**Task objective:** Could the lines from the start of the data through the line with "P=20W', 'T=120s, P=30W'];" be set down exactly, with no pictures among them?
[Start]
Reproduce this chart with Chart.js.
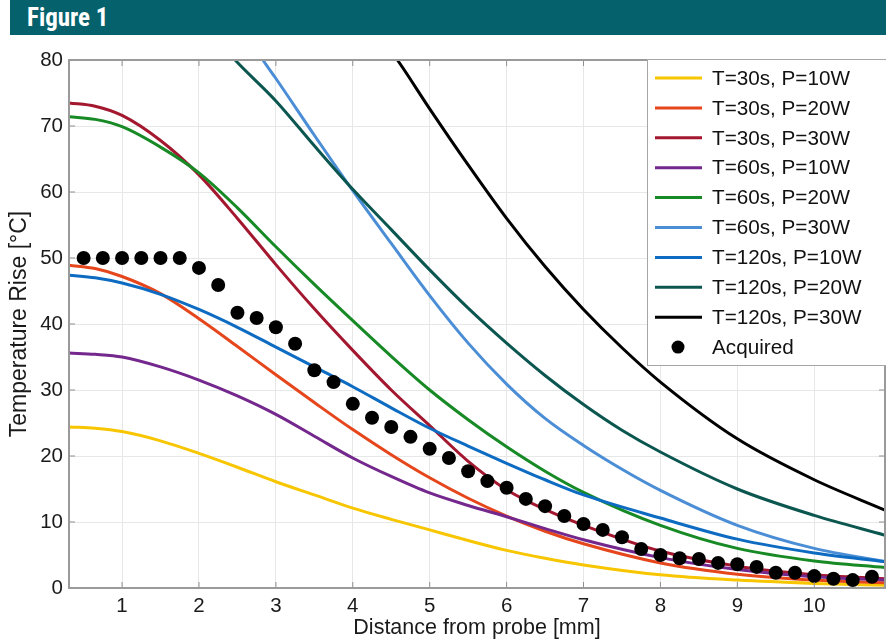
<!DOCTYPE html>
<html>
<head>
<meta charset="utf-8">
<script src="https://cdn.jsdelivr.net/npm/chart.js@4.4.0/dist/chart.umd.min.js"></script>
<style>
  body { margin: 0; background: #fff; width: 886px; height: 641px; overflow: hidden; position: relative; }
  #wrap { position: absolute; left: 0; top: 0; width: 886px; height: 641px; }
  #header {
    position: absolute; left: 10px; top: 0; width: 876px; height: 35px;
    background: #05626d; color: #fff; box-sizing: border-box; padding-left: 17px;
    font-family: "Liberation Sans Narrow", "Roboto Condensed", "Liberation Sans", Arial, sans-serif;
    font-weight: bold; font-size: 25px; line-height: 35px;
  }
</style>
</head>
<body>
<div id="wrap"><canvas id="fig1" width="886" height="641"></canvas></div>
<div id="header">Figure 1</div>
<script>
// axis ticks
let xTicks = [1, 2, 3, 4, 5, 6, 7, 8, 9, 10];
let yTicks = [0, 10, 20, 30, 40, 50, 60, 70, 80];

let seriesLabels = ['T=30s, P=10W', 'T=30s, P=20W', 'T=30s, P=30W',
                    'T=60s, P=10W', 'T=60s, P=20W', 'T=60s, P=30W',
                    'T=120s, P=10W', 'T=120s, P=20W', 'T=120s, P=30W'];

// distance [mm] for the curves that stay inside the plot
let distFull = [0.31, 0.65, 1, 1.5, 2, 2.5, 3, 3.5, 4, 4.5, 5, 5.5, 6, 6.5, 7, 8, 9, 10, 10.92];

let t30p10 = [24.4, 24.2, 23.7, 22.3, 20.4, 18.3, 16.1, 14.1, 12.1, 10.4, 8.8, 7.2, 5.7, 4.5, 3.5, 2.0, 1.2, 0.7, 0.4];
let t30p20 = [48.9, 48.4, 47.2, 44.6, 40.8, 36.6, 32.3, 28.1, 24.0, 20.2, 16.7, 13.6, 10.9, 8.6, 6.7, 3.8, 2.1, 1.2, 0.8];
let t30p30 = [73.5, 73.0, 71.6, 67.8, 62.6, 56.0, 49.0, 42.3, 36.0, 30.0, 24.6, 19.2, 14.9, 11.9, 9.5, 5.6, 3.3, 2.0, 1.4];
let t60p10 = [35.6, 35.4, 35.0, 33.5, 31.5, 29.1, 26.3, 23.0, 19.7, 16.9, 14.4, 12.5, 10.8, 9.0, 7.3, 4.6, 2.8, 1.7, 1.2];
let t60p20 = [71.4, 71.0, 69.9, 66.8, 62.9, 57.6, 51.7, 46.0, 40.5, 35.1, 30.0, 25.5, 21.4, 17.7, 14.5, 9.5, 6.0, 4.1, 3.1];
let t120p10 = [47.4, 47.0, 46.2, 44.5, 42.2, 39.5, 36.5, 33.5, 30.5, 27.3, 24.2, 21.5, 18.9, 16.4, 14.1, 10.6, 7.4, 5.3, 4.0];

// curves that come in from above the top of the axis
let distT60p30 = [2.6, 2.83, 3, 3.5, 4, 4.5, 5, 5.5, 6, 6.5, 7, 7.5, 8, 9, 10, 10.92];
let t60p30 = [83.8, 80, 77.2, 68.6, 60.2, 52.2, 44.3, 37.1, 30.9, 25.7, 21.6, 18.0, 14.8, 9.5, 6.0, 4.0];

let distT120p20 = [2.3, 2.47, 3, 3.5, 4, 4.5, 5, 5.5, 6, 6.5, 7, 7.5, 8, 9, 10, 10.92];
let t120p20 = [82.3, 80, 73.8, 67.0, 60.4, 54.3, 48.2, 42.4, 37.1, 32.2, 27.8, 23.9, 20.6, 15.0, 11.0, 8.0];

let distT120p30 = [4.45, 4.58, 5, 5.5, 6, 6.5, 7, 7.5, 8, 9, 10, 10.92];
let t120p30 = [82, 80, 72.6, 64.1, 56.0, 48.7, 42.2, 36.4, 31.2, 22.6, 16.4, 11.8];

// measured points
let acquiredDist = [0.5, 0.75, 1, 1.25, 1.5, 1.75, 2, 2.25, 2.5, 2.75, 3, 3.25, 3.5, 3.75,
                    4, 4.25, 4.5, 4.75, 5, 5.25, 5.5, 5.75, 6, 6.25, 6.5, 6.75, 7, 7.25,
                    7.5, 7.75, 8, 8.25, 8.5, 8.75, 9, 9.25, 9.5, 9.75, 10, 10.25, 10.5, 10.75];
let acquiredTemp = [50, 50, 50, 50, 50, 50, 48.5, 45.9, 41.7, 40.9, 39.5, 37.0, 33.0, 31.2,
                    27.9, 25.8, 24.4, 22.9, 21.1, 19.7, 17.7, 16.2, 15.2, 13.5, 12.4, 10.9, 9.7, 8.8,
                    7.7, 5.9, 5.0, 4.5, 4.4, 3.8, 3.6, 3.2, 2.3, 2.3, 1.8, 1.4, 1.2, 1.7];

let seriesColors = ['#f7c600', '#e5461c', '#a3172f', '#74278c', '#178a26',
                    '#4b8ed6', '#0d6cc2', '#0c5650', '#000000'];

let curveX = [distFull, distFull, distFull, distFull, distFull, distT60p30, distFull, distT120p20, distT120p30];
let curveY = [t30p10, t30p20, t30p30, t60p10, t60p20, t60p30, t120p10, t120p20, t120p30];

function pairs(xs, ys) {
    return xs.map((x, i) => ({ x: x, y: ys[i] }));
}

let fontFamily = '"Liberation Sans", Arial, Helvetica, sans-serif';

let datasets = seriesLabels.map((label, i) => ({
    label: label,
    data: pairs(curveX[i], curveY[i]),
    borderColor: seriesColors[i],
    backgroundColor: seriesColors[i],
    borderWidth: 3,
    pointRadius: 0,
    cubicInterpolationMode: 'monotone',
    fill: false,
    order: 20 - i
}));

datasets.push({
    label: 'Acquired',
    data: pairs(acquiredDist, acquiredTemp),
    showLine: false,
    pointRadius: 7,
    pointStyle: 'circle',
    backgroundColor: '#000',
    borderColor: '#000',
    borderWidth: 0,
    clip: false,
    order: 0
});

// box, inward ticks and the legend box (MATLAB look)
let figurePlugin = {
    id: 'figurePlugin',
    afterDraw(chart) {
        let ctx = chart.ctx;
        let a = chart.chartArea;
        let sx = chart.scales.x, sy = chart.scales.y;
        ctx.save();
        ctx.strokeStyle = '#8f8f8f';
        ctx.lineWidth = 1;
        xTicks.forEach(v => {
            let px = sx.getPixelForValue(v);
            ctx.beginPath();
            ctx.moveTo(px, a.bottom); ctx.lineTo(px, a.bottom - 6);
            ctx.moveTo(px, a.top); ctx.lineTo(px, a.top + 6);
            ctx.stroke();
        });
        yTicks.forEach(v => {
            let py = sy.getPixelForValue(v);
            ctx.beginPath();
            ctx.moveTo(a.left, py); ctx.lineTo(a.left + 6, py);
            ctx.moveTo(a.right, py); ctx.lineTo(a.right - 6, py);
            ctx.stroke();
        });
        ctx.lineWidth = 2;
        ctx.strokeStyle = '#9a9a9a';
        ctx.strokeRect(a.left, a.top, a.right - a.left, a.bottom - a.top);

        // legend
        let lx = 647, ly = 59, lw = 250, lh = 306;
        ctx.fillStyle = '#fff';
        ctx.fillRect(lx, ly, lw, lh);
        ctx.lineWidth = 1;
        ctx.strokeStyle = '#a6a6a6';
        ctx.strokeRect(lx + 0.5, ly + 0.5, lw, lh);
        ctx.font = '20.7px ' + fontFamily;
        ctx.textBaseline = 'middle';
        chart.data.datasets.forEach((ds, i) => {
            let y = 78 + i * 29.9;
            if (ds.showLine === false) {
                ctx.fillStyle = ds.backgroundColor;
                ctx.beginPath();
                ctx.arc(678, y, 6.5, 0, Math.PI * 2);
                ctx.fill();
            } else {
                ctx.strokeStyle = ds.borderColor;
                ctx.lineWidth = 3;
                ctx.beginPath();
                ctx.moveTo(655, y); ctx.lineTo(702, y);
                ctx.stroke();
            }
            ctx.fillStyle = '#111';
            ctx.fillText(ds.label, 712, y + 1);
        });
        ctx.restore();
    }
};

let ctx = document.getElementById('fig1').getContext('2d');
let chart = new Chart(ctx, {
    type: 'line',
    data: { datasets: datasets },
    options: {
        responsive: false,
        animation: false,
        layout: { autoPadding: false, padding: { top: 60, right: 1, left: 0, bottom: 0 } },
        plugins: {
            legend: { display: false },
            tooltip: { enabled: false }
        },
        scales: {
            x: {
                type: 'linear',
                min: 0.31,
                max: 10.92,
                afterBuildTicks: (s) => { s.ticks = xTicks.map(v => ({ value: v })); },
                afterFit: (s) => { s.height = 53; s.paddingLeft = 0; s.paddingRight = 0; },
                grid: { color: '#e6e8e8', lineWidth: 1, drawTicks: false },
                border: { display: false },
                ticks: { padding: 6, color: '#1a1a1a', font: { family: fontFamily, size: 20.5 } },
                title: {
                    display: true, text: 'Distance from probe [mm]', color: '#1a1a1a',
                    font: { family: fontFamily, size: 21.5 }, padding: { top: 0, bottom: 0 }
                }
            },
            y: {
                type: 'linear',
                min: 0,
                max: 80,
                afterBuildTicks: (s) => { s.ticks = yTicks.map(v => ({ value: v })); },
                afterFit: (s) => { s.width = 69; s.paddingTop = 0; s.paddingBottom = 0; },
                grid: { color: '#e6e8e8', lineWidth: 1, drawTicks: false },
                border: { display: false },
                ticks: { padding: 6, color: '#1a1a1a', font: { family: fontFamily, size: 20.5 } },
                title: {
                    display: true, text: 'Temperature Rise [°C]', color: '#1a1a1a',
                    font: { family: fontFamily, size: 23 }, padding: { top: 6, bottom: 0 }
                }
            }
        }
    },
    plugins: [figurePlugin]
});
</script>
</body>
</html>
[End]
**The output:**
Reproduce this chart with Chart.js.
<!DOCTYPE html>
<html>
<head>
<meta charset="utf-8">
<script src="https://cdn.jsdelivr.net/npm/chart.js@4.4.0/dist/chart.umd.min.js"></script>
<style>
  body { margin: 0; background: #fff; width: 886px; height: 641px; overflow: hidden; position: relative; }
  #wrap { position: absolute; left: 0; top: 0; width: 886px; height: 641px; }
  #header {
    position: absolute; left: 10px; top: 0; width: 876px; height: 35px;
    background: #05626d; color: #fff; box-sizing: border-box; padding-left: 17px;
    font-family: "Liberation Sans Narrow", "Roboto Condensed", "Liberation Sans", Arial, sans-serif;
    font-weight: bold; font-size: 25px; line-height: 35px;
  }
</style>
</head>
<body>
<div id="wrap"><canvas id="fig1" width="886" height="641"></canvas></div>
<div id="header">Figure 1</div>
<script>
// axis ticks
let xTicks = [1, 2, 3, 4, 5, 6, 7, 8, 9, 10];
let yTicks = [0, 10, 20, 30, 40, 50, 60, 70, 80];

let seriesLabels = ['T=30s, P=10W', 'T=30s, P=20W', 'T=30s, P=30W',
                    'T=60s, P=10W', 'T=60s, P=20W', 'T=60s, P=30W',
                    'T=120s, P=10W', 'T=120s, P=20W', 'T=120s, P=30W'];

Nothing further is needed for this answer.